When you think about advancing your career, what do you think about? Do you think about climbing the proverbial corporate ladder? For many people, career advancement is based on accepting higher levels of people management responsibility. Organizations often characterize promotions in terms of the number of people being managed. Yet not everyone wants to manage people. Nor should they. Some of an organization’s most valuable and influential contributions don’t come from people managers. Top contributors are often the masters of a trade rather than managers of people. They are specialists who contribute through their domain skills, knowledge, and wisdom.
It should be no surprise that studies find over 80 percent of the influence in an organization comes from people who are not in management positions. When you consider the world’s most influential people who discovered life-changing inventions, they weren’t managers. They were masters. There were the inventors and scientists. They were the artists and designers. They were the software developers, engineers, marketing gurus, and economists. They were the experts in their fields.

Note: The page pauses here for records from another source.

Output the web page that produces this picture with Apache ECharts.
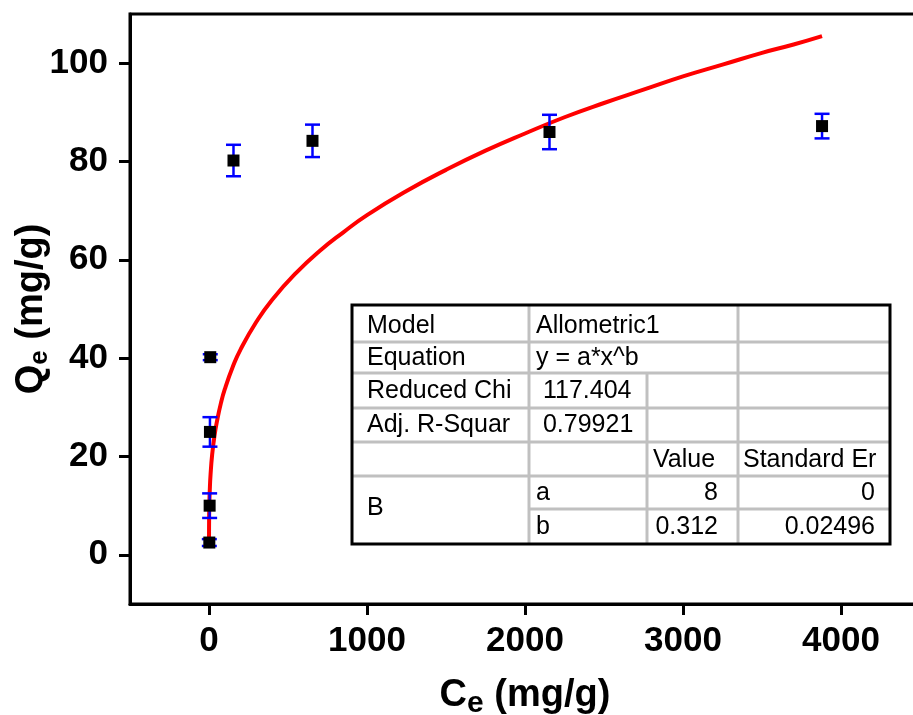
<!DOCTYPE html>
<html>
<head>
<meta charset="utf-8">
<script src="https://cdn.jsdelivr.net/npm/echarts@6/dist/echarts.min.js"></script>
<style>
html,body{margin:0;padding:0;background:#fff;}
#chart{width:913px;height:715px;}
</style>
</head>
<body>
<div id="chart"></div>
<script>
// Measured data (Ce, Qe) with error bars
const ceValues = [2, 4, 6, 8, 155, 655, 2155, 3880];
const qeValues = [2.5, 10, 25, 40.2, 80.2, 84.2, 86.0, 87.2];
const qeErrors = [0.7, 2.5, 3.0, 0.6, 3.2, 3.3, 3.5, 2.5];

// Fitted curve (Allometric1)
const curveX = [0.01, 0.05, 0.2, 0.5, 1, 2, 5, 10, 20, 35, 50, 75, 100, 150, 200, 300, 400, 550, 700, 850, 1000, 1250, 1500, 1750, 2000, 2250, 2500, 2750, 3000, 3250, 3500, 3700, 3880];
const curveY = [1.9, 3.1, 4.8, 6.4, 8.0, 9.9, 13.2, 16.4, 20.4, 24.3, 27.1, 30.8, 33.7, 38.2, 41.8, 47.4, 51.9, 57.3, 61.8, 65.6, 69.1, 74.0, 78.3, 82.2, 85.7, 89.0, 91.9, 94.6, 97.3, 99.7, 102.1, 103.8, 105.5];

// Axis ticks
const xTicks = [0, 1000, 2000, 3000, 4000];
const yTicks = [0, 20, 40, 60, 80, 100];

// Fit table text
const tableRows = [
  ['Model', 'Allometric1', '', ''],
  ['Equation', 'y = a*x^b', '', ''],
  ['Reduced Chi', ' 117.404', '', ''],
  ['Adj. R-Squar', ' 0.79921', '', ''],
  ['', '', 'Value', 'Standard Er'],
  ['B', 'a', '8', '0'],
  ['', 'b', '0.312', '0.02496']
];

const chart = echarts.init(document.getElementById('chart'));
const FONT = 'Liberation Sans, Arial, sans-serif';

// table geometry
const cx = [352, 529, 647, 738, 890];
const ry = [305, 342, 373, 408, 442, 476, 509, 544];
const gray = '#c0c0c0';
const graphics = [];
function gline(x1, y1, x2, y2) {
  graphics.push({type: 'line', shape: {x1, y1, x2, y2}, style: {stroke: gray, lineWidth: 3}, z: 100});
}
graphics.push({type: 'rect', shape: {x: cx[0], y: ry[0], width: cx[4] - cx[0], height: ry[7] - ry[0]}, style: {fill: '#fff', stroke: null}, z: 99});
for (let i = 1; i <= 5; i++) gline(cx[0], ry[i], cx[4], ry[i]);
gline(cx[1], ry[6], cx[4], ry[6]);
gline(cx[1], ry[0], cx[1], ry[7]);
gline(cx[2], ry[2], cx[2], ry[7]);
gline(cx[3], ry[0], cx[3], ry[7]);
graphics.push({type: 'rect', shape: {x: cx[0], y: ry[0], width: cx[4] - cx[0], height: ry[7] - ry[0]}, style: {fill: null, stroke: '#000', lineWidth: 3}, z: 102});
function gtext(t, x, y, align) {
  graphics.push({type: 'text', x, y, style: {text: t, font: '25px ' + FONT, fill: '#000', textAlign: align || 'left', textVerticalAlign: 'middle'}, z: 103});
}
const rowMid = [326, 358, 391, 425, 460, 493, 527];
tableRows.forEach((r, i) => {
  if (r[0]) {
    const y = r[0] === 'B' ? 508 : rowMid[i];
    gtext(r[0], cx[0] + 15, y);
  }
  if (r[1]) gtext(r[1], cx[1] + 7, rowMid[i]);
  if (r[2]) {
    if (i === 4) gtext(r[2], cx[2] + 6, rowMid[i]);
    else gtext(r[2], cx[3] - 20, rowMid[i], 'right');
  }
  if (r[3]) {
    if (i === 4) gtext(r[3], cx[3] + 5, rowMid[i]);
    else gtext(r[3], cx[4] - 15, rowMid[i], 'right');
  }
});

const option = {
  animation: false,
  backgroundColor: '#fff',
  grid: {left: 130, top: 14, right: -7, bottom: 111, containLabel: false, outerBoundsMode: 'none',
    show: true, borderColor: '#000', borderWidth: 3, backgroundColor: 'transparent'},
  xAxis: {
    type: 'value', min: -500, max: 4500,
    name: '{a|C}{b|e}{a| (mg/g)}', nameLocation: 'middle', nameGap: 69, nameMoveOverlap: false,
    nameTextStyle: {rich: {
      a: {fontFamily: FONT, fontWeight: 'bold', fontSize: 38, color: '#000'},
      b: {fontFamily: FONT, fontWeight: 'bold', fontSize: 30, color: '#000', padding: [16, 0, 0, 0]}
    }},
    axisLine: {onZero: false, lineStyle: {color: '#000', width: 3}},
    axisTick: {show: true, inside: false, length: 11, lineStyle: {width: 3, color: '#000'}, customValues: xTicks},
    axisLabel: {customValues: xTicks, formatter: v => String(v), fontFamily: FONT, fontWeight: 'bold', fontSize: 35, color: '#000', margin: 20},
    splitLine: {show: false}
  },
  yAxis: {
    type: 'value', min: -10, max: 110,
    name: '{a|Q}{b|e}{a| (mg/g)}', nameLocation: 'middle', nameGap: 77, nameRotate: 90, nameMoveOverlap: false,
    nameTextStyle: {rich: {
      a: {fontFamily: FONT, fontWeight: 'bold', fontSize: 38, color: '#000'},
      b: {fontFamily: FONT, fontWeight: 'bold', fontSize: 26, color: '#000', padding: [16, 0, 0, 0]}
    }},
    axisLine: {onZero: false, lineStyle: {color: '#000', width: 3}},
    axisTick: {show: true, inside: false, length: 11, lineStyle: {width: 3, color: '#000'}, customValues: yTicks},
    axisLabel: {customValues: yTicks, formatter: v => String(v), fontFamily: FONT, fontWeight: 'bold', fontSize: 35, color: '#000', margin: 22},
    splitLine: {show: false}
  },
  series: [
    {
      type: 'line', name: 'fit', smooth: true, showSymbol: false, z: 3,
      data: curveX.map((x, i) => [x, curveY[i]]),
      lineStyle: {color: '#ff0000', width: 4}
    },
    {
      type: 'custom', name: 'err', z: 4,
      data: ceValues.map((x, i) => [x, qeValues[i] - qeErrors[i], qeValues[i] + qeErrors[i]]),
      renderItem: function (params, api) {
        const lo = api.coord([api.value(0), api.value(1)]);
        const hi = api.coord([api.value(0), api.value(2)]);
        const hw = 7.5;
        const st = {stroke: '#0000ff', lineWidth: 2.5};
        return {type: 'group', children: [
          {type: 'line', shape: {x1: lo[0], y1: lo[1], x2: hi[0], y2: hi[1]}, style: st},
          {type: 'line', shape: {x1: lo[0] - hw, y1: lo[1], x2: lo[0] + hw, y2: lo[1]}, style: st},
          {type: 'line', shape: {x1: hi[0] - hw, y1: hi[1], x2: hi[0] + hw, y2: hi[1]}, style: st}
        ]};
      }
    },
    {
      type: 'scatter', name: 'data', z: 5,
      symbol: 'rect', symbolSize: 12,
      itemStyle: {color: '#000', opacity: 1},
      data: ceValues.map((x, i) => [x, qeValues[i]])
    }
  ],
  graphic: graphics
};
chart.setOption(option);
</script>
</body>
</html>
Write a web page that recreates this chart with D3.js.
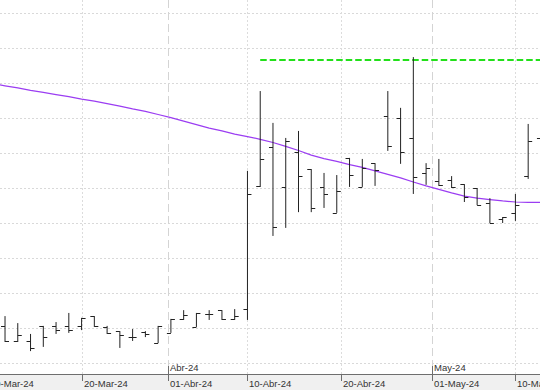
<!DOCTYPE html>
<html>
<head>
<meta charset="utf-8">
<script src="https://cdn.jsdelivr.net/npm/d3@7"></script>
<style>
    html, body { margin: 0; padding: 0; background: #fff; }
    svg { display: block; }
    text { font-family: "Liberation Sans", Arial, sans-serif; }
</style>
</head>
<body>
<div id="chart"></div>
<script>
var W = 540, H = 390;

// trading days on the x axis (two leading days only carry the average)
var days = ["2024-03-08","2024-03-11",
    "2024-03-12","2024-03-13","2024-03-14","2024-03-15","2024-03-18","2024-03-19","2024-03-20",
    "2024-03-21","2024-03-22","2024-03-25","2024-03-26","2024-03-27","2024-03-28",
    "2024-04-02","2024-04-03","2024-04-04","2024-04-05","2024-04-08","2024-04-09","2024-04-10",
    "2024-04-11","2024-04-12","2024-04-15","2024-04-16","2024-04-17","2024-04-18","2024-04-19",
    "2024-04-22","2024-04-23","2024-04-24","2024-04-25","2024-04-26","2024-04-29","2024-04-30",
    "2024-05-02","2024-05-03","2024-05-06","2024-05-07","2024-05-08","2024-05-09","2024-05-10",
    "2024-05-13","2024-05-14"];

var barDays = days.slice(2);
var open  = [21.06,20.63,20.63,21.06,21.06,21.06,21.06,21.34,21.03,20.91,20.74,20.89,20.57,
             20.86,21.26,21.03,21.40,21.51,21.26,21.54,25.06,26.17,25.03,26.03,25.54,25.03,24.29,
             25.86,25.03,25.71,27.06,27.00,26.43,25.43,25.20,25.23,25.11,25.00,24.57,24.11,24.29,
             25.34,26.43];
var high  = [21.34,21.14,20.83,21.06,21.17,21.43,21.29,21.34,21.06,20.91,20.97,20.91,21.06,
             21.26,21.51,21.43,21.51,21.51,21.54,25.49,27.77,26.86,26.43,26.63,25.54,25.43,25.37,
             25.86,25.83,25.71,27.77,27.29,28.74,25.71,25.83,25.34,25.11,25.00,24.71,24.17,24.83,
             26.83,26.66];
var low   = [20.60,20.60,20.34,20.46,20.83,20.86,20.94,21.03,20.83,20.43,20.63,20.74,20.57,
             20.86,21.23,21.03,21.23,21.23,21.23,21.23,25.03,23.63,23.86,24.31,24.31,24.43,24.29,
             25.03,25.03,25.06,26.06,25.69,24.83,25.09,25.06,25.00,24.60,24.51,24.00,24.00,24.06,
             25.26,26.09];
var close = [20.63,20.80,20.43,20.74,20.94,20.94,21.29,21.06,20.86,20.80,20.74,20.83,21.06,
             21.26,21.37,21.43,21.40,21.26,21.34,24.83,25.83,23.89,26.34,25.34,24.43,24.83,24.91,
             25.37,25.57,25.51,26.20,26.03,25.31,25.57,25.09,25.03,24.74,24.51,24.00,24.17,24.51,
             26.34,26.37];

// moving average, one value per day in `days`
var avg = [28.04,27.98,
    27.92,27.86,27.79,27.73,27.67,27.61,27.54,27.48,27.41,27.34,27.26,27.19,27.10,
    27.01,26.91,26.81,26.71,26.63,26.54,26.47,26.39,26.30,26.19,26.07,25.94,25.84,25.76,
    25.67,25.59,25.49,25.39,25.29,25.17,25.06,24.96,24.86,24.77,24.71,24.67,24.63,24.60,
    24.59,24.59];

// resistance level
var levelValue = 28.66;
var levelStart = "2024-04-11";

var tickDates  = ["2024-03-10","2024-03-20","2024-04-01","2024-04-10","2024-04-20","2024-05-01","2024-05-10"];
var tickLabels = ["10-Mar-24","20-Mar-24","01-Abr-24","10-Abr-24","20-Abr-24","01-May-24","10-May-24"];
var monthDates  = ["2024-04-01","2024-05-01"];
var monthLabels = ["Abr-24","May-24"];

var parse = d3.timeParse("%Y-%m-%d");
var axisY = 374;

var svg = d3.select("#chart").append("svg")
    .attr("width", W)
    .attr("height", H);

svg.append("rect")
    .attr("width", W).attr("height", H)
    .style("fill", "#fff");

var step = 12.76;
var idx = d3.scaleLinear().domain([0, days.length - 1]).range([-20.5, -20.5 + (days.length - 1) * step]);
var x = d3.scaleTime()
    .domain(days.map(parse))
    .range(days.map(function(d, i){ return idx(i); }));

var y = d3.scaleLinear().domain([20, 30]).range([363, 13]);

// bottom strip
svg.append("rect")
    .attr("x", 0).attr("y", axisY)
    .attr("width", W).attr("height", H - axisY)
    .style("fill", "#f0f0f0");

var plot = svg.append("g");
plot.append("clipPath").attr("id", "clip")
    .append("rect").attr("width", W).attr("height", axisY);

// horizontal grid
plot.selectAll(".hgrid")
    .data(y.ticks(10))
    .enter().append("line")
    .attr("class", "hgrid")
    .attr("x1", 0).attr("x2", W)
    .attr("y1", function(d){ return Math.round(y(d)) + 0.5; })
    .attr("y2", function(d){ return Math.round(y(d)) + 0.5; })
    .style("stroke", "#d9d9d9")
    .style("stroke-dasharray", "2,2");

// vertical grid
plot.selectAll(".vgrid")
    .data(tickDates)
    .enter().append("line")
    .attr("class", "vgrid")
    .attr("x1", function(d){ return Math.round(x(parse(d))) + 0.5; })
    .attr("x2", function(d){ return Math.round(x(parse(d))) + 0.5; })
    .attr("y1", 0).attr("y2", axisY)
    .style("stroke", function(d){ return monthDates.indexOf(d) >= 0 ? "#d4d4d4" : "#dcdcdc"; })
    .style("stroke-dasharray", function(d){ return monthDates.indexOf(d) >= 0 ? "8,4" : "2,2"; });

var g = plot.append("g").attr("clip-path", "url(#clip)");

// moving average
var line = d3.line()
    .x(function(d, i){ return x(parse(days[i])); })
    .y(function(d){ return y(d); });

g.append("path")
    .datum(avg)
    .attr("d", line)
    .style("fill", "none")
    .style("stroke", "#9b3df2")
    .style("stroke-width", 1.2);

// resistance line
g.append("line")
    .attr("x1", x(parse(levelStart)))
    .attr("x2", W)
    .attr("y1", y(levelValue))
    .attr("y2", y(levelValue))
    .style("stroke", "#22e01a")
    .style("stroke-width", 2)
    .style("stroke-dasharray", "6.5,3");

// OHLC bars
var bars = barDays.map(function(d, i){
    return {date: parse(d), o: open[i], h: high[i], l: low[i], c: close[i]};
});

var bar = g.selectAll(".bar")
    .data(bars)
    .enter().append("g")
    .attr("class", "bar");

bar.append("line")
    .attr("x1", function(d){ return x(d.date); })
    .attr("x2", function(d){ return x(d.date); })
    .attr("y1", function(d){ return y(d.h); })
    .attr("y2", function(d){ return y(d.l); })
    .style("stroke", "#222");

bar.append("line")
    .attr("x1", function(d){ return x(d.date) - 4; })
    .attr("x2", function(d){ return x(d.date); })
    .attr("y1", function(d){ return Math.round(y(d.o)) + 0.5; })
    .attr("y2", function(d){ return Math.round(y(d.o)) + 0.5; })
    .style("stroke", "#222");

bar.append("line")
    .attr("x1", function(d){ return x(d.date); })
    .attr("x2", function(d){ return x(d.date) + 4; })
    .attr("y1", function(d){ return Math.round(y(d.c)) + 0.5; })
    .attr("y2", function(d){ return Math.round(y(d.c)) + 0.5; })
    .style("stroke", "#222");

// x axis
svg.append("line")
    .attr("x1", 0).attr("x2", W)
    .attr("y1", axisY + 0.5).attr("y2", axisY + 0.5)
    .style("stroke", "#6e6e6e");

var ticks = svg.selectAll(".tick")
    .data(tickDates)
    .enter().append("g")
    .attr("class", "tick")
    .attr("transform", function(d){ return "translate(" + (Math.round(x(parse(d))) + 0.5) + ",0)"; });

ticks.append("line")
    .attr("y1", function(d){ return monthDates.indexOf(d) >= 0 ? 366 : axisY; })
    .attr("y2", 381)
    .style("stroke", "#6e6e6e");

ticks.append("text")
    .attr("x", 1.5)
    .attr("y", 387)
    .style("font-size", "9.5px")
    .style("fill", "#333")
    .text(function(d, i){ return tickLabels[i]; });

svg.selectAll(".month")
    .data(monthDates)
    .enter().append("text")
    .attr("class", "month")
    .attr("x", function(d){ return Math.round(x(parse(d))) + 2; })
    .attr("y", 371)
    .style("font-size", "9.5px")
    .style("fill", "#333")
    .text(function(d, i){ return monthLabels[i]; });
</script>
</body>
</html>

Domain experts are as valuable to an organization as great leaders are. Employees who are masters in their domain hold the organization’s body of knowledge. Masters are the ones who execute strategies and turn goals into realities. They come up with the most innovative new products, services, and processes. They create the organic value that makes an organization valuable.
As a test of who is truly most valuable in your organization, identify the top ten people in your organization who you would want on your team if you were starting a new organization. Is your list mostly managers or masters? If you’re like most start-ups, they are masters. Organizations clearly need both, but without the masters, there isn’t much of an organization to lead.
When an organization’s masters are forced into management to advance their career, their contributions often decline. They no longer stay current in their domain knowledge. They may try, but the demands of management marginalize their domain ability. If they try to continue to exert their influence through their domain skills rather than their leadership skills, they frustrate their employees. Unless masters make a major transformation and develop their leadership ability, no one benefits from forcing them into people management positions.
If you prefer working at a detailed level as a specialist more than being a generalist and leading people, embrace it. It’s all right. The world desperately needs you. Pursuing mastery of a domain is as respectable of a career as management is. If managing people isn’t for you, don’t force it. Deepen your domain knowledge and skill. Become a recognized subject matter expert. Become the one who others come to for advice. You can be as influential and valuable with your domain skill as you can be with your people management skill. Archimedes, Leonardo Da Vinci, Thomas Edison, and Albert Einstein didn’t improve the world through their leadership skills but rather through their domain skills.
If you are in management or involved in defining your organization’s employee career paths, make mastery an equally attractive path as management. Create titles, levels of responsibility, and compensation plans that accommodate increasing levels of domain skill, just as you do with increasing levels of management responsibility. Allow domain masters to be involved in refining the organizational vision, setting organizational strategy, and solving the organization’s challenges. Give the masters a voice in the business just as you do the senior managers. Great masters, like great leaders, are capable of making a sizable impact on organizational performance. Give them the opportunity.